我们维护两个数组 be[i] 代表数字i出现的最前的位置,ed[i] 代表数字i 出现 的最后的位置。
如果有把数字i提前到第一位,be[i]=1,否则be[i]=i
ed[i] 为上述数组中紧挨着的两个i之间的数字种类数,或者最后一个数字i到结束有多少种类的数字。
因为如果出现第2次以及以上次数i时,证明将数字i提到数组的最前端了,那么i之前的位置一定是一个偏后面的位置,我们维护ed[i]的最大值即可。
至于“ed[i]的另一个情况,最后一个数字i到结束有多少种类的数字”,可以通过样例自行理解一下。
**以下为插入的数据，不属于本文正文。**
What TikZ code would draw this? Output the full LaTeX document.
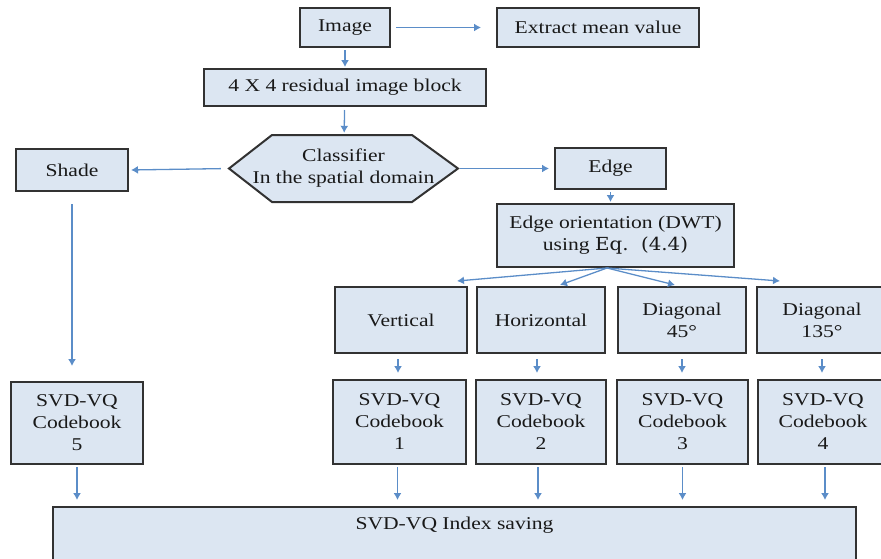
\documentclass[tikz,border=0pt]{standalone}
\usepackage{fontspec}
\setmainfont{Liberation Serif}[FakeStretch=1.2]
\newfontfamily\eqfont{DejaVu Serif}[FakeStretch=1.1]
\usepackage{xcolor}
\usepackage{tikz}
\usetikzlibrary{arrows.meta,calc}
\definecolor{boxfill}{RGB}{220,230,242}
\definecolor{boxline}{RGB}{50,50,50}
\definecolor{arrowblue}{RGB}{91,141,200}

\begin{document}
\begin{tikzpicture}[
            x=1pt, y=-1pt,
            every node/.style={font=\fontsize{18}{22}\selectfont, text=black!90},
            box/.style={draw=boxline, line width=2pt, fill=boxfill, align=center, inner sep=2pt},
            hexline/.style={draw=boxline, line width=2pt, fill=boxfill},
            arr/.style={draw=arrowblue, line width=1.3pt, -{Latex[length=7pt,width=8pt]}},
        ]
            \useasboundingbox (0,0) rectangle (881,558);
            \clip (0,0) rectangle (881,558);

            % classifier hexagon, drawn directly under its text node
            \draw[hexline] (229,168.5) -- (272,135) -- (412,135) -- (458,168.5) -- (412,202) -- (272,202) -- cycle;

            \node[box, minimum width=90pt, minimum height=39pt] (img) at (345,27.5) {Image};
            \node[box, minimum width=202pt, minimum height=39pt] (mean) at (598,27.5) {Extract mean value};
            \node[box, minimum width=282pt, minimum height=37pt] (blk) at (345,87.5) {4 X 4 residual image block};
            \node[align=center, inner sep=0pt, minimum width=229pt, minimum height=67pt] (cls) at (343.5,168.5) {Classifier\\In the spatial domain};
            \node[box, minimum width=112pt, minimum height=42pt] (shade) at (72,170) {Shade};
            \node[box, minimum width=111pt, minimum height=41pt] (edge) at (610.5,168.5) {Edge};
            \node[box, minimum width=237pt, minimum height=63pt] (ori) at (615.5,235.5) {Edge orientation (DWT)\\ using {\eqfont Eq.\ \ (4.4)}};

            \node[box, minimum width=132pt, minimum height=66pt] (vert) at (401,320) {Vertical};
            \node[box, minimum width=128pt, minimum height=66pt] (hor) at (541,320) {Horizontal};
            \node[box, minimum width=128pt, minimum height=66pt] (dfortyfive) at (682,320) {Diagonal\\45°};
            \node[box, minimum width=130pt, minimum height=66pt] (donethirtyfive) at (822,320) {Diagonal\\135°};

            \node[box, minimum width=132pt, minimum height=82pt] (cbfive) at (77,423) {SVD-VQ\\Codebook\\5};
            \node[box, minimum width=133pt, minimum height=84pt] (cbone) at (399.5,422) {SVD-VQ\\Codebook\\1};
            \node[box, minimum width=130pt, minimum height=84pt] (cbtwo) at (541,422) {SVD-VQ\\Codebook\\2};
            \node[box, minimum width=131pt, minimum height=84pt] (cbthree) at (682.5,422) {SVD-VQ\\Codebook\\3};
            \node[box, minimum width=130pt, minimum height=84pt] (cbfour) at (823,422) {SVD-VQ\\Codebook\\4};

            \node[box, anchor=north, minimum width=803pt, text height=20pt, text depth=50pt] (idx) at (454.5,506) {SVD-VQ Index saving};

            % points where the orientation arrows end
            \coordinate (fan) at (607,268);
            \coordinate (tvert) at (457,281);
            \coordinate (thor) at (560,285);
            \coordinate (tdfortyfive) at (675,285);
            \coordinate (tdonethirtyfive) at (780,281);

            \draw[arr, shorten <=5pt, shorten >=15pt] (img) -- (mean);
            \draw[arr, shorten <=2pt, shorten >=1pt] (img) -- (blk);
            \draw[arr, shorten <=3pt, shorten >=2pt] (blk) -- (cls);
            \draw[arr, shorten <=8pt, shorten >=2pt] (cls.west) -- (shade.east);
            \draw[arr, shorten <=2pt, shorten >=5pt] (cls.east) -- (edge.west);
            \draw[arr, shorten <=2pt, shorten >=1pt] (edge.south) -- (edge.south |- ori.north);
            \draw[arr, shorten <=12pt, shorten >=15pt] (shade) -- (shade |- cbfive.north);

            \draw[arr] (fan) -- (tvert);
            \draw[arr] (fan) -- (thor);
            \draw[arr] (fan) -- (tdfortyfive);
            \draw[arr] (fan) -- (tdonethirtyfive);

            \draw[arr, shorten <=5pt, shorten >=6pt] ([xshift=-3pt]vert.south) -- ([xshift=-3pt]vert.south |- cbone.north);
            \draw[arr, shorten <=5pt, shorten >=6pt] ([xshift=-4pt]hor.south) -- ([xshift=-4pt]hor.south |- cbtwo.north);
            \draw[arr, shorten <=5pt, shorten >=6pt] (dfortyfive.south) -- (dfortyfive.south |- cbthree.north);
            \draw[arr, shorten <=5pt, shorten >=6pt] (donethirtyfive.south) -- (donethirtyfive.south |- cbfour.north);

            \draw[arr, shorten <=2pt, shorten >=6pt] (cbfive.south) -- (cbfive.south |- idx.north);
            \draw[arr, shorten <=2pt, shorten >=6pt] ([xshift=-2pt]cbone.south) -- ([xshift=-2pt]cbone.south |- idx.north);
            \draw[arr, shorten <=2pt, shorten >=6pt] ([xshift=-3pt]cbtwo.south) -- ([xshift=-3pt]cbtwo.south |- idx.north);
            \draw[arr, shorten <=2pt, shorten >=6pt] (cbthree.south) -- (cbthree.south |- idx.north);
            \draw[arr, shorten <=2pt, shorten >=6pt] ([xshift=2pt]cbfour.south) -- ([xshift=2pt]cbfour.south |- idx.north);
        \end{tikzpicture}
\end{document}
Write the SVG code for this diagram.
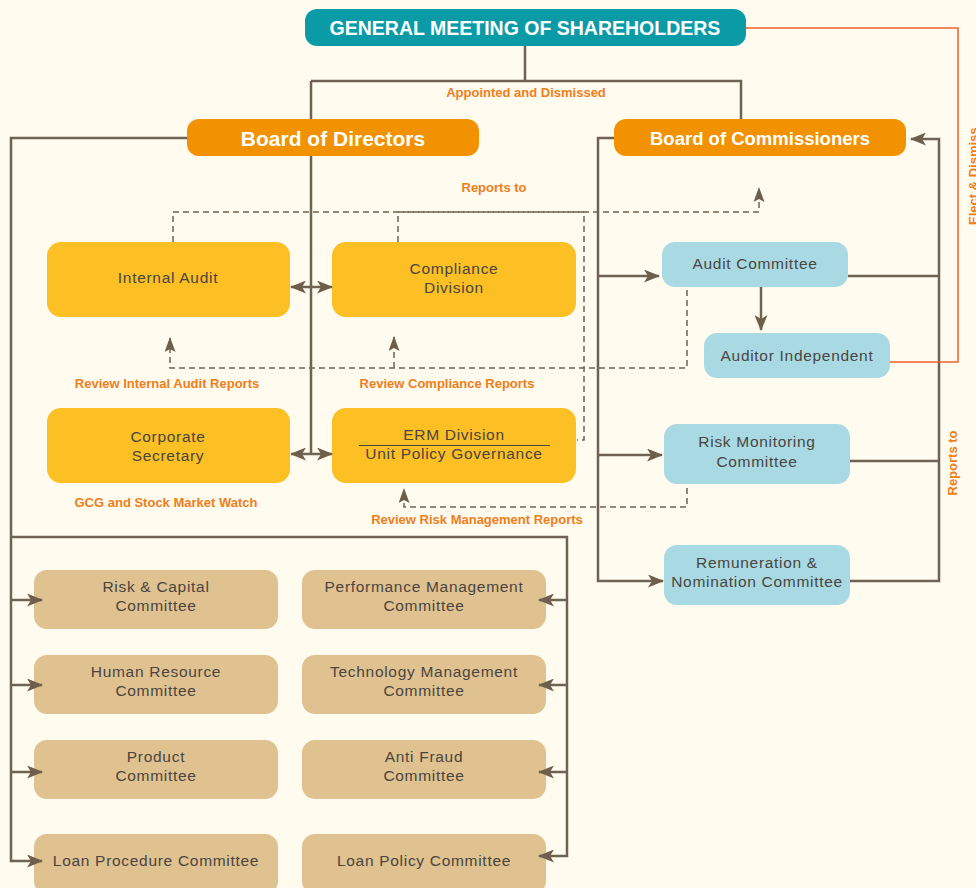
<svg xmlns="http://www.w3.org/2000/svg" width="976" height="888" viewBox="0 0 976 888">
<style>
.bg{fill:#FFFBEE}
.teal{fill:#0B9BA6}
.org{fill:#F29200}
.yel{fill:#FCBF24}
.blu{fill:#A9DAE3}
.tan{fill:#E0C190}
.ttl{font-family:"Liberation Sans",Arial,sans-serif;font-weight:bold;fill:#FFFFFF;text-anchor:middle}
.lbl{font-family:"Liberation Sans",Arial,sans-serif;font-size:15.5px;letter-spacing:0.7px;fill:#4A4540;text-anchor:middle}
.note{font-family:"Liberation Sans",Arial,sans-serif;font-weight:bold;font-size:13px;fill:#F07E1B;text-anchor:middle}
.ln{fill:none;stroke:#6E6352;stroke-width:2.5}
.dash{fill:none;stroke:#6E6352;stroke-width:1.5;stroke-dasharray:6 4}
.red{fill:none;stroke:#F0602A;stroke-width:1.5}
</style>
<defs>
<marker id="ah" viewBox="0 0 16 13" refX="15" refY="6.5" markerWidth="16" markerHeight="13" markerUnits="userSpaceOnUse" orient="auto-start-reverse">
<path d="M0,0 L16,6.5 L0,13 L4,6.5 z" fill="#6E5E4C"/>
</marker>
<marker id="dh" viewBox="0 0 11 15" refX="5.5" refY="1" markerWidth="11" markerHeight="15" markerUnits="userSpaceOnUse" orient="0">
<path d="M5.5,0 L11,15 L5.5,12 L0,15 z" fill="#6E5E4C"/>
</marker>
</defs>
<rect class="bg" x="0" y="0" width="976" height="888"/>

<g id="gms"><rect class="teal" x="305" y="9" width="441" height="37" rx="12"/><text class="ttl" x="525" y="35" font-size="19.5">GENERAL MEETING OF SHAREHOLDERS</text></g>
<g id="bod"><rect class="org" x="187" y="119" width="292" height="37" rx="12"/><text class="ttl" x="333" y="146" font-size="21">Board of Directors</text></g>
<g id="boc"><rect class="org" x="614" y="119" width="292" height="37" rx="12"/><text class="ttl" x="760" y="145" font-size="18.5">Board of Commissioners</text></g>

<g id="internal-audit"><rect class="yel" x="47" y="242" width="243" height="75" rx="14"/><text class="lbl" x="168" y="283">Internal Audit</text></g>
<g id="compliance"><rect class="yel" x="332" y="242" width="244" height="75" rx="14"/><text class="lbl" x="454" y="274">Compliance</text><text class="lbl" x="454" y="293">Division</text></g>
<g id="corp-sec"><rect class="yel" x="47" y="408" width="243" height="75" rx="14"/><text class="lbl" x="168" y="442">Corporate</text><text class="lbl" x="168" y="461">Secretary</text></g>
<g id="erm"><rect class="yel" x="332" y="408" width="244" height="75" rx="14"/><text class="lbl" x="454" y="440">ERM Division</text><line x1="359" y1="445.5" x2="550" y2="445.5" stroke="#4A4540" stroke-width="1"/><text class="lbl" x="454" y="459">Unit Policy Governance</text></g>

<g id="audit-committee"><rect class="blu" x="662" y="242" width="186" height="45" rx="13"/><text class="lbl" x="755" y="269">Audit Committee</text></g>
<g id="auditor-independent"><rect class="blu" x="704" y="333" width="186" height="45" rx="13"/><text class="lbl" x="797" y="361">Auditor Independent</text></g>
<g id="risk-monitoring"><rect class="blu" x="664" y="424" width="186" height="60" rx="13"/><text class="lbl" x="757" y="447">Risk Monitoring</text><text class="lbl" x="757" y="467">Committee</text></g>
<g id="remuneration"><rect class="blu" x="664" y="545" width="186" height="60" rx="13"/><text class="lbl" x="757" y="568">Remuneration &amp;</text><text class="lbl" x="757" y="587">Nomination Committee</text></g>

<g id="risk-capital"><rect class="tan" x="34" y="570" width="244" height="59" rx="13"/><text class="lbl" x="156" y="592">Risk &amp; Capital</text><text class="lbl" x="156" y="611">Committee</text></g>
<g id="human-resource"><rect class="tan" x="34" y="655" width="244" height="59" rx="13"/><text class="lbl" x="156" y="677">Human Resource</text><text class="lbl" x="156" y="696">Committee</text></g>
<g id="product"><rect class="tan" x="34" y="740" width="244" height="59" rx="13"/><text class="lbl" x="156" y="762">Product</text><text class="lbl" x="156" y="781">Committee</text></g>
<g id="loan-procedure"><rect class="tan" x="34" y="834" width="244" height="60" rx="13"/><text class="lbl" x="156" y="866">Loan Procedure Committee</text></g>
<g id="performance"><rect class="tan" x="302" y="570" width="244" height="59" rx="13"/><text class="lbl" x="424" y="592">Performance Management</text><text class="lbl" x="424" y="611">Committee</text></g>
<g id="technology"><rect class="tan" x="302" y="655" width="244" height="59" rx="13"/><text class="lbl" x="424" y="677">Technology Management</text><text class="lbl" x="424" y="696">Committee</text></g>
<g id="anti-fraud"><rect class="tan" x="302" y="740" width="244" height="59" rx="13"/><text class="lbl" x="424" y="762">Anti Fraud</text><text class="lbl" x="424" y="781">Committee</text></g>
<g id="loan-policy"><rect class="tan" x="302" y="834" width="244" height="60" rx="13"/><text class="lbl" x="424" y="866">Loan Policy Committee</text></g>

<g id="connectors">
<path class="ln" d="M525,46 V81 M311,81 H741 V119 M311,81 V119 M311,156 V454"/>
<path class="ln" d="M291,287 H332" marker-start="url(#ah)" marker-end="url(#ah)"/>
<path class="ln" d="M291,454 H332" marker-start="url(#ah)" marker-end="url(#ah)"/>
<path class="ln" d="M187,138 H11 V861 H42" marker-end="url(#ah)"/>
<path class="ln" d="M11,600 H42" marker-end="url(#ah)"/>
<path class="ln" d="M11,685 H42" marker-end="url(#ah)"/>
<path class="ln" d="M11,772 H42" marker-end="url(#ah)"/>
<path class="ln" d="M11,537 H567 V856 H539" marker-end="url(#ah)"/>
<path class="ln" d="M567,600 H539" marker-end="url(#ah)"/>
<path class="ln" d="M567,685 H539" marker-end="url(#ah)"/>
<path class="ln" d="M567,772 H539" marker-end="url(#ah)"/>
<path class="ln" d="M614,138 H598 V581 H663" marker-end="url(#ah)"/>
<path class="ln" d="M598,276 H659" marker-end="url(#ah)"/>
<path class="ln" d="M598,455 H662" marker-end="url(#ah)"/>
<path class="ln" d="M761,287 V330" marker-end="url(#ah)"/>
<path class="ln" d="M848,276 H940 M850,461 H940 M850,581 H939 V139 H911" marker-end="url(#ah)"/>
<path class="red" d="M890,362 H958 V28 H746"/>
<path class="dash" d="M173,242 V212 H759 V188" marker-end="url(#dh)"/>
<path class="dash" d="M398,242 V212 H584 V440 H577"/>
<path class="dash" d="M687,290 V368 H170 V338" marker-end="url(#dh)"/>
<path class="dash" d="M394,368 V337" marker-end="url(#dh)"/>
<path class="dash" d="M687,488 V507 H404 V489" marker-end="url(#dh)"/>
</g>

<g id="labels">
<text class="note" x="526" y="97">Appointed and Dismissed</text>
<text class="note" x="494" y="192">Reports to</text>
<text class="note" x="167" y="388">Review Internal Audit Reports</text>
<text class="note" x="447" y="388">Review Compliance Reports</text>
<text class="note" x="166" y="507">GCG and Stock Market Watch</text>
<text class="note" x="477" y="524">Review Risk Management Reports</text>
<text class="note" transform="translate(957,463) rotate(-90)">Reports to</text>
<text class="note" style="text-anchor:start" transform="translate(978,225) rotate(-90)">Elect &amp; Dismiss</text>
</g>
</svg>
因为询问的区间均为有序的区间,所以可以直接用树状数组进行维护即可。
#include <iostream>
#include <cstdio>
#include <cstring>
#include <algorithm>
#include <cmath>
#include <queue>
#include <stack>
#include <map>
#include <set>
#include <vector>
#include <iomanip>
#define ALL(x) (x).begin(), (x).end()
#define sz(a) int(a.size())
#define rep(i,x,n) for(int i=x;i<n;i++)
#define repd(i,x,n) for(int i=x;i<=n;i++)
#define pii pair<int,int>
#define pll pair<long long ,long long>
#define gbtb ios::sync_with_stdio(false),cin.tie(0),cout.tie(0)
#define MS0(X) memset((X), 0, sizeof((X)))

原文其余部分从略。